The application is in .net I have the following regex:
I have the following regex for the password checker, bit lengthy but for your viewing if you feel any of this is wrong please let me know.
^(?=.*\d)(?=.*[A-Za-z]).{6-12}$|^(?=.*[A-Za-z])(?=.*[!#$%&'\(\)\*\+-\.:;<=>\?#\[\\\]\^_`\{\|\}~0x0022]|.*\s).{6,12}$
Just a break down of the regex to make sure your all happy it’s correct.
^ = start of string ”^”
(?=.*\d) = must contain “?=” any set of characters “.*” but must include a digit “\d”.
(?=.*[A-Za-z]) = must contain “?=” any set of characters “.*” but must include an insensitive case letter.
.{6-12}$ = must contain any set of characters “.” but must have between 6-12 characters and end of string “$”.
|^ = or “|” start of string “^”
(?=.*[A-Za-z]) = must contain “?=” any set of characters “.*” but must include an insensitive case letter.
(?=.*[!#$%&'\(\)\*\+-\.:;<=>\?#\[\\\]\^_`\{\|\}~0x0022]|.*\s) = must contain “?=” any set of characters “.*” but must include at least special character we have defined or a space ”|.*\s)”. “0x0022” is Unicode for single quote “ character.
.{6,12}$ = set of characters “.” must be between 6 – 12 and this is the end of the string “$”
It's quite long winded, seems to be doing the job but I want to know if there is simpler methods to write this sort of regex and I want to know how I can shorten it if its possible?
Thanks in Advanced.

Does it have to be regex? Looking at the requirements, all you need is String.Length and String.IndexOfAny().

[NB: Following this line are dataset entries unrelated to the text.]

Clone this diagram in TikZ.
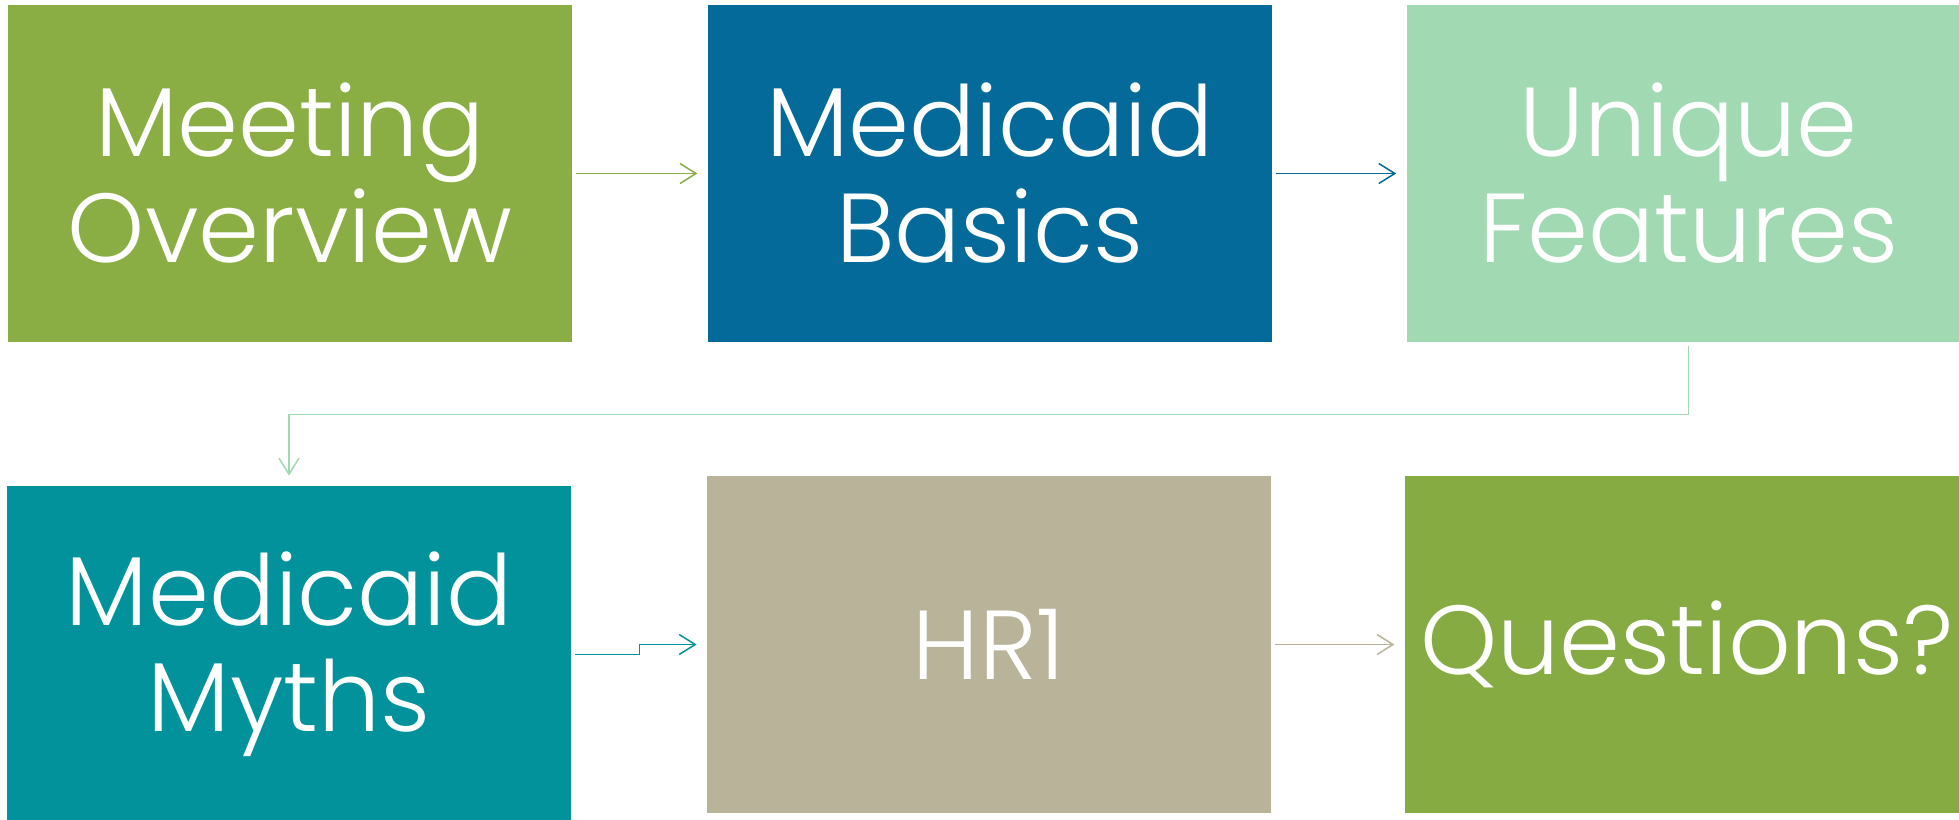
\documentclass[tikz,border=0pt]{standalone}
\usepackage{fontspec}
\setmainfont{Poppins Light}
\usetikzlibrary{positioning,arrows.meta}

\definecolor{olive}{RGB}{138,174,68}
\definecolor{deepblue}{RGB}{4,106,153}
\definecolor{mint}{RGB}{161,217,179}
\definecolor{teal}{RGB}{2,146,155}
\definecolor{sand}{RGB}{184,179,153}
\definecolor{leaf}{RGB}{134,171,66}

\begin{document}
\begin{tikzpicture}[x=0.5pt,y=-0.5pt,
				topic/.style = {rectangle, inner sep = 0pt, minimum width = 282pt, minimum height = 168.5pt,
					text = white, align = center, font = \fontsize{49}{53}\selectfont},
				link/.style = {line width = 0.75pt, shorten <= 2pt, shorten >= 5pt,
					-{Straight Barb[length=8pt,width=10pt,line width=0.75pt]}}]
				
				\useasboundingbox (0,0) rectangle (1959,819);
				
				\node[topic,fill=olive] at (290,173.5) (1) {Meeting\\Overview};
				\node[topic,fill=deepblue] [right = 67.5pt of 1] (2) {Medicaid\\Basics};
				\node[topic,fill=mint] [right = 67pt of 2] (3) {Unique\\Features};
				\node[topic,fill=teal] at (289,654.5) (4) {Medicaid\\Myths};
				\node[topic,fill=sand] at (989,644.5) (5) {HR1};
				\node[topic,fill=leaf] [right = 66.5pt of 5] (6) {Questions?};
				
				\draw[link,olive] (1) -- (2);
				\draw[link,deepblue] (2) -- (3);
				\draw[link,mint] (3.south) -- ++(0,72) -| (4.north);
				\draw[link,teal] (4.east) -- ++(68,0) |- (5.west);
				\draw[link,sand] (5) -- (6);
				
\end{tikzpicture}
\end{document}
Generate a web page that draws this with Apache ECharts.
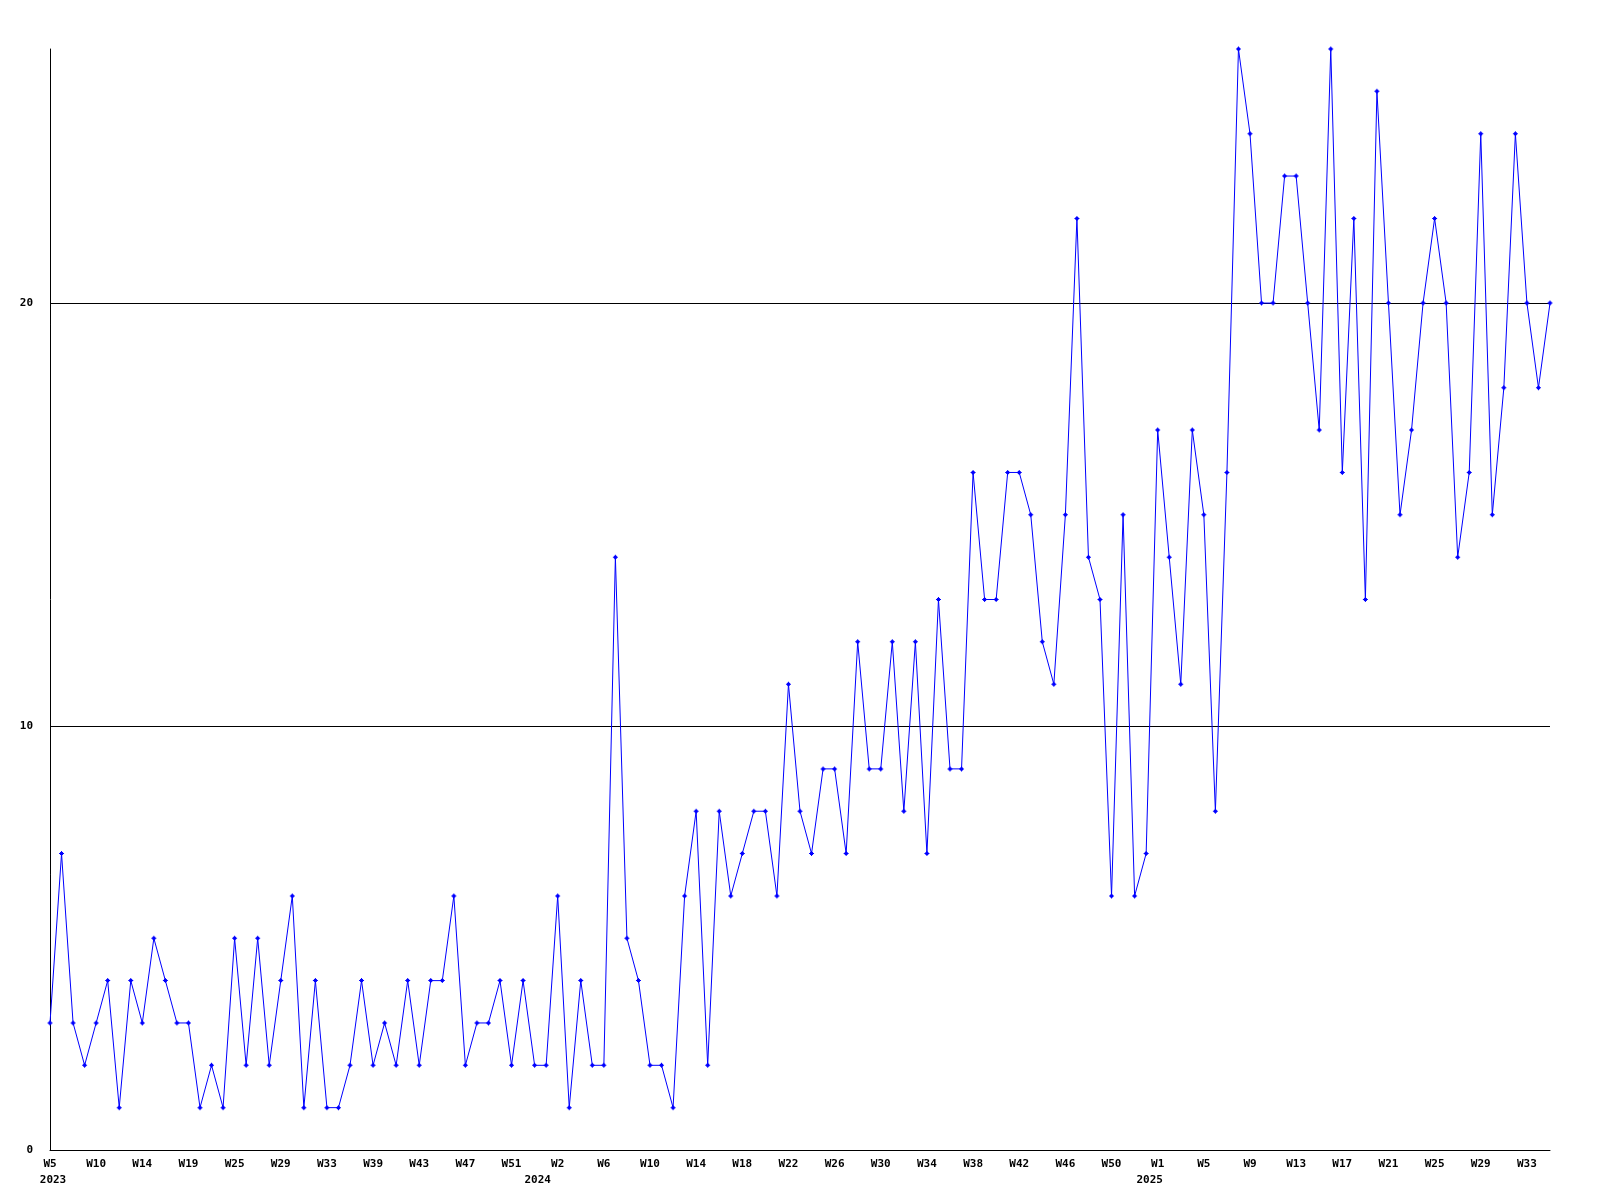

First, good job at providing comments for your regex. However, there is a much better way. Simply write your regex from the get-go in free-spacing mode with lots of comments. This way you can document your regex right in the source code (and provide indentation to improve readability when there are lots of parentheses). Here is how I would write your original regex in C# code:
if (Regex.IsMatch(usernameString,
#"# Validate username having a digit and/or special char.
^ # Either... Anchor to start of string.
(?=.*\d) # Assert there is a digit AND
(?=.*[A-Za-z]) # assert there is an alpha.
.{6-12} # Match any name with length from 6 to 12.
$ # Anchor to end of string.
| ^ # Or... Anchor to start of string
(?=.*[A-Za-z]) # Assert there is an alpha AND
(?=.* # assert there is either a special char
[!#$%&'\(\)\*\+-\.:;<=>\?#\[\\\]\^_`\{\|\}~\x22]
| .*\s # or a space char.
) # End specialchar-or-space assertion.
.{6-12} # Match any name with length from 6 to 12.
$ # Anchor to end of string.
", RegexOptions.IgnorePatternWhitespace)) {
// Valid username.
} else {
// Invalid username.
}
The code snippet above uses the preferable #"..." string syntax which simplifies the escaping of metacharacters. This original regex erroneously separates the two numbers of the curly brace quantifier using a dash, i.e. .{6-12}. The correct syntax is to separate these numbers with a comma, i.e. .*{6,12}. (Maybe .NET allows using the .{6-12} syntax?) I've also changed the 0x0022 (the " double quote char) to \x22.
That said, yes the original regex can be improved a bit:
if (Regex.IsMatch(usernameString,
#"# Validate username having a digit and/or special char.
^ # Anchor to start of string.
(?=.*?[A-Za-z]) # Assert there is an alpha.
(?: # Group for assertion alternatives.
(?=.*?\d) # Either assert there is a digit
| # or assert there is a special char
(?=.*?[!#$%&'()*+-.:;<=>?#[\\\]^_`{|}~\x22\s]) # or space.
) # End group of assertion alternatives.
.{6,12} # Match any name with length from 6 to 12.
$ # Anchor to end of string.
", RegexOptions.IgnorePatternWhitespace)) {
// Valid username.
} else {
// Invalid username.
}
This regex eliminates the global alternative and instead uses a non-capture group for the "digit or specialchar" assertion alternatives. Also, you can eliminate the non-capture group for the "special char or whitespace" alternatives by simply adding the \s to the list of special chars. I've also added a lazy modifier to the dot-stars in the assertions, i.e. .*? - (this may make the regex match a bit faster.) A bunch of unnecessary escapes were removed from the specialchar character class.
But as Stema cleverly pointed out, you can combine the digit and special char to simplify this even further:
if (Regex.IsMatch(usernameString,
#"# Validate username having a digit and/or special char.
^ # Anchor to start of string
(?=.*?[A-Za-z]) # Assert there is an alpha.
# Assert there is a special char, space
(?=.*?[!#$%&'()*+-.:;<=>?#[\\\]^_`{|}~\x22\s\d]) # or digit.
.{6,12} # Match any name with length from 6 to 12.
$ # Anchor to end of string.
", RegexOptions.IgnorePatternWhitespace)) {
// Valid username.
} else {
// Invalid username.
}
Other than that, there is really nothing wrong with your original regex with regard to accuracy. However, logically, this formula allows a username to end with whitespace which is probably not a good idea. I would also explicitly specify a whitelist of allowable chars in the name rather than using the overly permissive "." dot.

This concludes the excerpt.